In other places, especially in certain battle scenes, one can’t escape the feeling that there’s a grandiosity that these fights should have that they don’t always quite pull off. Mostly in the form of the sheer scale of the actors involved–especially the battleships–not always coming through. Still, these criticisms are easily offset by the other, aforementioned visual merits.

On a slightly more substantial level, one could argue that limiting the film’s perspective to mostly Shinji limits its impact. The death of the Clone Rei relatively early on being the example I suspect many will glom onto. But I think this is the wrong tack to take. Shinji, despite everything, has been all of us. Which is not to say he is all of us. Some folks, even some who love Evangelion dearly, have left that particularly dark phase of our mental illnesses long behind us. But we have all been “back there”, where every room is suffocating, and any activity is a distraction from our mind’s attempt to eat itself. And the fear of going “back there”, of possibly hurting yourself or worse, hurting others, is very real. Which is the exact thing that makes it so cathartic when, pushing back against twenty-six years of history, his own initial characterization, and the countless reductionist depictions of the character as a spineless wimp, Shinji wins. The Son, finally understanding his Father, vanquishes him without further struggle.
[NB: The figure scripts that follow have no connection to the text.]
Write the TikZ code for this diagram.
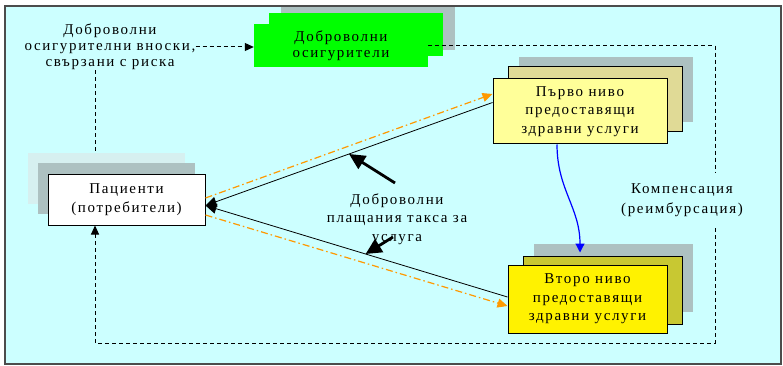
\documentclass[tikz,border=0pt]{standalone}
\usepackage{fontspec}
\setmainfont{Liberation Serif}[LetterSpace=11]
\usetikzlibrary{arrows.meta,positioning,shadows,calc}

\definecolor{bgcyan}{HTML}{CCFFFF}
\definecolor{shadegrey}{HTML}{ADC1C1}
\definecolor{shadelight}{HTML}{D6F0F0}
\definecolor{insgreen}{HTML}{00FF00}
\definecolor{paleyellow}{HTML}{FFFF99}
\definecolor{khaki}{HTML}{E0DA96}
\definecolor{oliveshade}{HTML}{C8C832}
\definecolor{payorange}{HTML}{FF9900}

\begin{document}
\begin{tikzpicture}[x=1pt,y=-1pt,font=\fontsize{15}{18.5}\selectfont,
  box/.style={align=center,inner sep=0pt},
  dashline/.style={line width=1pt,dash pattern=on 4pt off 3pt},
  flow/.style={line width=0.8pt,-{Triangle[length=11pt,width=10pt]}},
  payflow/.style={payorange,line width=1.2pt,dash pattern=on 7pt off 3pt on 1.5pt off 3pt,
    -{Triangle[length=10pt,width=9pt]}},
  boldarrow/.style={line width=2.8pt,-{Triangle[length=16pt,width=15pt]}}]
\useasboundingbox (0,0) rectangle (783,366);
\draw[fill=bgcyan,draw=black!70,line width=1.2pt] (5,6) rectangle (781,364);

\node[box,fill=insgreen,minimum width=174pt,minimum height=43pt,
  general shadow={fill=shadegrey,shadow xshift=27pt,shadow yshift=17pt},
  general shadow={fill=insgreen,shadow xshift=15pt,shadow yshift=11pt},
  font=\fontsize{15}{16}\selectfont] (green) at (341,45.5) {Доброволни\\осигурители};
\node[box,font=\fontsize{15}{16}\selectfont] (vnoski) at (110,47)
  {Доброволни\\осигурителни вноски,\\свързани с риска};
\node[box,draw,line width=1pt,fill=paleyellow,minimum width=174pt,minimum height=65pt,
  general shadow={fill=shadegrey,shadow xshift=26pt,shadow yshift=22pt},
  general shadow={fill=khaki,draw,line width=1pt,shadow xshift=15pt,shadow yshift=12pt}]
  (lvlone) at (580,111.5) {Първо ниво\\предоставящи\\здравни услуги};
\node[box,draw,line width=1pt,fill=yellow,minimum width=159pt,minimum height=68pt,
  general shadow={fill=shadegrey,shadow xshift=26pt,shadow yshift=21pt},
  general shadow={fill=oliveshade,draw,line width=1pt,shadow xshift=15pt,shadow yshift=9pt}]
  (lvltwo) at (587.5,299) {Второ ниво\\предоставящи\\здравни услуги};
\node[box,draw,line width=1pt,fill=white,minimum width=157pt,minimum height=51pt,
  general shadow={fill=shadelight,shadow xshift=-20pt,shadow yshift=21pt},
  general shadow={fill=shadegrey,shadow xshift=-10pt,shadow yshift=11pt},
  font=\fontsize{15}{19}\selectfont] (pat) at (126.5,199.5) {Пациенти\\(потребители)};
\node[box,minimum height=56pt,font=\fontsize{15}{20}\selectfont] (komp) at (682,200)
  {Компенсация\\(реимбурсация)};
\node[box] (pay) at (397,219) {Доброволни\\плащания такса за\\услуга};

\coordinate (patin) at ([yshift=-6pt]pat.east);
\coordinate (onein) at ([yshift=9pt]lvlone.west);
\coordinate (twoin) at ([yshift=2pt]lvltwo.west);
\coordinate (cb) at (715,343);

\draw[dashline,-{Triangle[length=9pt,width=8pt]}] (vnoski.east) -- (vnoski.east -| green.west);
\draw[dashline] ([xshift=-15pt]vnoski.south) -- ([xshift=-31.5pt,yshift=21pt]pat.north);
\draw[dashline] (green.east) -| ([xshift=33pt]komp.north);
\draw[dashline,-{Triangle[length=9pt,width=8pt]}] ([xshift=33pt]komp.south) -- (cb)
  -| ([xshift=-31.5pt]pat.south);

\draw[flow] (onein) -- (patin);
\draw[flow] (twoin) -- (patin);
\draw[payflow] ([yshift=1.5pt]pat.east) -- ([yshift=17.5pt]lvlone.west);
\draw[payflow] ([yshift=-15.5pt]pat.east) -- ([yshift=-7pt]lvltwo.west);

\draw[boldarrow] ([shift={(-2,-36)}]pay.center) -- ($(patin)!0.5!(onein)$);
\draw[boldarrow] ([shift={(-4,18)}]pay.center) -- ($(patin)!0.53!(twoin)$);

\draw[blue,line width=1.2pt,-{Triangle[length=9pt,width=9pt]}] ([xshift=-23pt]lvlone.south)
  .. controls +(0,45) and +(0,-45) .. ([shift={(-7.5,-12)}]lvltwo.north);
\end{tikzpicture}
\end{document}
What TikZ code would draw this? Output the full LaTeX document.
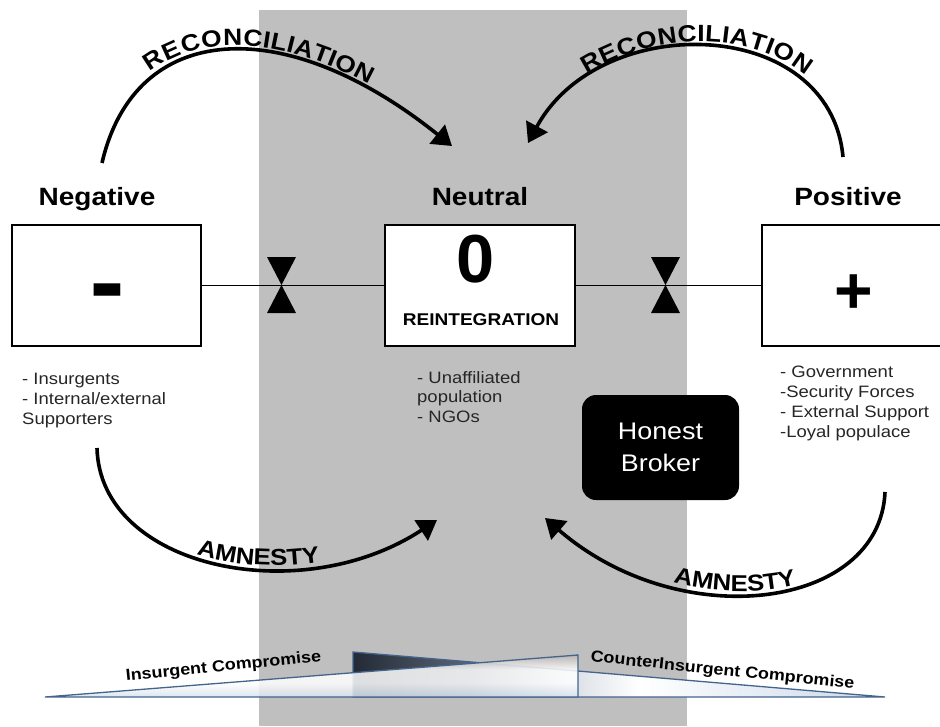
\documentclass[tikz,border=0pt]{standalone}
\usepackage{fontspec}
\setmainfont[FakeStretch=1.12]{Liberation Sans}
\usetikzlibrary{arrows.meta,decorations.text}
\definecolor{band}{HTML}{BFBFBF}
\definecolor{wedgeline}{HTML}{44648C}
\definecolor{dk}{HTML}{232A36}
\definecolor{md}{HTML}{5B6575}
\definecolor{lt}{HTML}{D8DDE4}
\definecolor{lb}{HTML}{C9D8EA}
\definecolor{lbb}{HTML}{D6E2EE}
\definecolor{tg}{HTML}{B8B4B2}
\pgfdeclarehorizontalshading{rtrishade}{100bp}{color(0bp)=(dk); color(25bp)=(dk); color(36bp)=(md); color(45bp)=(lt); color(52bp)=(white); color(75bp)=(lb); color(100bp)=(lb)}
\pgfdeclareverticalshading{ltrishade}{100bp}{color(0bp)=(lbb); color(25bp)=(lbb); color(42bp)=(white); color(58bp)=(white); color(75bp)=(tg); color(100bp)=(tg)}
\begin{document}
\begin{tikzpicture}[x=1pt,y=-1pt,
  box/.style={draw=black, line width=2.2pt, fill=white, minimum width=189pt, minimum height=121pt, inner sep=0pt},
  head/.style={font=\fontsize{25}{30}\selectfont\bfseries, anchor=base, inner sep=0pt},
  lst/.style={font=\fontsize{16.5}{19.8}\selectfont, align=left, anchor=north west, inner sep=0pt, text=black!85},
  arcarrow/.style={line width=3.6pt, -{Triangle[length=19pt,width=24pt]}},
  flow/.style={line width=1.6pt},
  wedge/.style={draw=wedgeline, line width=1.3pt},
  wedgetext/.style={font=\fontsize{16}{16}\selectfont\bfseries, inner sep=0pt},
]
\useasboundingbox (0,0) rectangle (940,726);
\clip (0,0) rectangle (940,726);
% central grey band
\fill[band] (259,10) rectangle (687,726);

% boxes
\node[box] (neg) at (106.5,285.5) {};
\node[box, minimum width=190pt] (neu) at (480,285.5) {};
\node[box, minimum width=190pt] (pos) at (857,285.5) {};

% flows between boxes
\draw[flow] (neg.east) -- (neu.west);
\draw[flow] (neu.east) -- (pos.west);

% valves
\fill (267,257) -- (296,257) -- (267,313) -- (296,313) -- cycle;
\fill (651,257) -- (680,257) -- (651,313) -- (680,313) -- cycle;

% box contents
\node[inner sep=0pt, anchor=base, font=\fontsize{48}{48}\selectfont\bfseries] (minus) at (107.5,323) {\scalebox{1}[2.6]{–}};
\node[inner sep=0pt, anchor=base, font=\fontsize{59}{59}\selectfont\bfseries] (plus) at (853.5,313) {\scalebox{1}[1.12]{+}};
\node[inner sep=0pt, anchor=base, font=\fontsize{68}{68}\selectfont\bfseries] (zero) at (476,282) {\scalebox{0.9}[1]{0}};
\node[inner sep=0pt, anchor=base, font=\fontsize{17}{17}\selectfont\bfseries] (reint) at (481,325) {REINTEGRATION};

% headings
\node[head] (hneg) at (97,205) {Negative};
\node[head] (hneu) at (480,205) {Neutral};
\node[head] (hpos) at (848,205) {Positive};

% lists
\node[lst] (lneg) at (22,373) {- Insurgents\\- Internal/external\\Supporters};
\node[lst] (lneu) at (417,371) {- Unaffiliated\\population\\- NGOs};
\node[lst] (lpos) at (780,366) {- Government\\-Security Forces\\- External Support\\-Loyal populace};

% honest broker
\node[fill=black, rounded corners=14pt, minimum width=157pt, minimum height=105pt, text=white, font=\fontsize{24}{32}\selectfont, align=center, inner sep=0pt] (hb) at (660.5,447.5) {Honest\\Broker};

% reconciliation arcs
\coordinate (rl0) at (102,163);
\coordinate (rl1) at (452,146);
\coordinate (rr0) at (843,157);
\coordinate (rr1) at (528,143);
\draw[arcarrow] (rl0) .. controls (135,20) and (285,12) .. (rl1);
\draw[arcarrow] (rr0) .. controls (830,15) and (600,10) .. (rr1);
\path[decorate, decoration={text along path, text align=center, raise=5pt,
  text={|\fontsize{23.5}{24}\selectfont\bfseries|RECONCILIATION}}]
  (rl0) .. controls (135,20) and (285,12) .. (rl1);
\path[decorate, decoration={text along path, text align=center, raise=5pt,
  text={|\fontsize{23.5}{24}\selectfont\bfseries|RECONCILIATION}}]
  (rr1) .. controls (600,10) and (830,15) .. (rr0);

% amnesty arcs
\coordinate (al0) at (97,448);
\coordinate (al1) at (437,520);
\coordinate (ar0) at (885,492);
\coordinate (ar1) at (545,518);
\draw[arcarrow] (al0) .. controls (100,568) and (300,610) .. (al1);
\draw[arcarrow] (ar0) .. controls (880,610) and (680,635) .. (ar1);
\path[decorate, decoration={text along path, text align={center, left indent=32pt}, raise=3pt,
  text={|\fontsize{23}{23}\selectfont\bfseries|AMNESTY}}]
  (al0) .. controls (100,568) and (300,610) .. (al1);
\path[decorate, decoration={text along path, text align={center, left indent=6pt}, raise=3pt,
  text={|\fontsize{23}{23}\selectfont\bfseries|AMNESTY}}]
  (ar1) .. controls (680,635) and (880,610) .. (ar0);

% compromise wedges
\path[wedge, shade, shading=rtrishade] (353,652) -- (885,697) -- (353,697) -- cycle;
\path[wedge, shade, shading=ltrishade, fill opacity=0.85] (45,697) -- (578,697) -- (578,655) -- cycle;
\node[wedgetext, rotate=5.8] (ic) at (223.5,667) {Insurgent Compromise};
\node[wedgetext, rotate=-5.9] (cic) at (722.5,671) {CounterInsurgent Compromise};
\end{tikzpicture}
\end{document}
The new world he creates, as he is made able to do, is not some perfect paradise. It is a world not unlike ours, though I suspect, perhaps, a little brighter. Of course any distance between the two is a mere illusion. After such a long time clawing at one’s own soul, any daylight is welcome.

If the film’s climax seems to leave some questions unanswered, they simply don’t feel relevant. It’s Mari who pulls Shinji from his rapidly-fading sketch world into the new universe he’s created. The ending scene depicts Shinji, now an adult, living a truly, peacefully, ordinary life.

And so, the Sun shines on a world without Evangelions, and, for us, without Evangelion.

I am reminded by Thrice’s finale not so much of any other piece of Eva media, or indeed any of Gainax’s other marquee properties. Instead, my mind turns to the finale of the largely-overlooked Wish Upon The Pleiades. In that series’ finale, which marked the end of Studio Gainax’s time as a going concern as a producer of TV anime, no words are wasted on complicated, overwrought goodbyes. Instead, as here, it’s simply on to the next. The next universe, the next adventure, the next dawn, or, if you prefer, the neon genesis.

The final remarkable thing about Thrice Upon a Time is that it puts Neon Genesis Evangelion on the whole in the past, and at the same time, immortalizes it for the future. The end of an era, but the beginning of a new day. It is over, but it will be with us forever.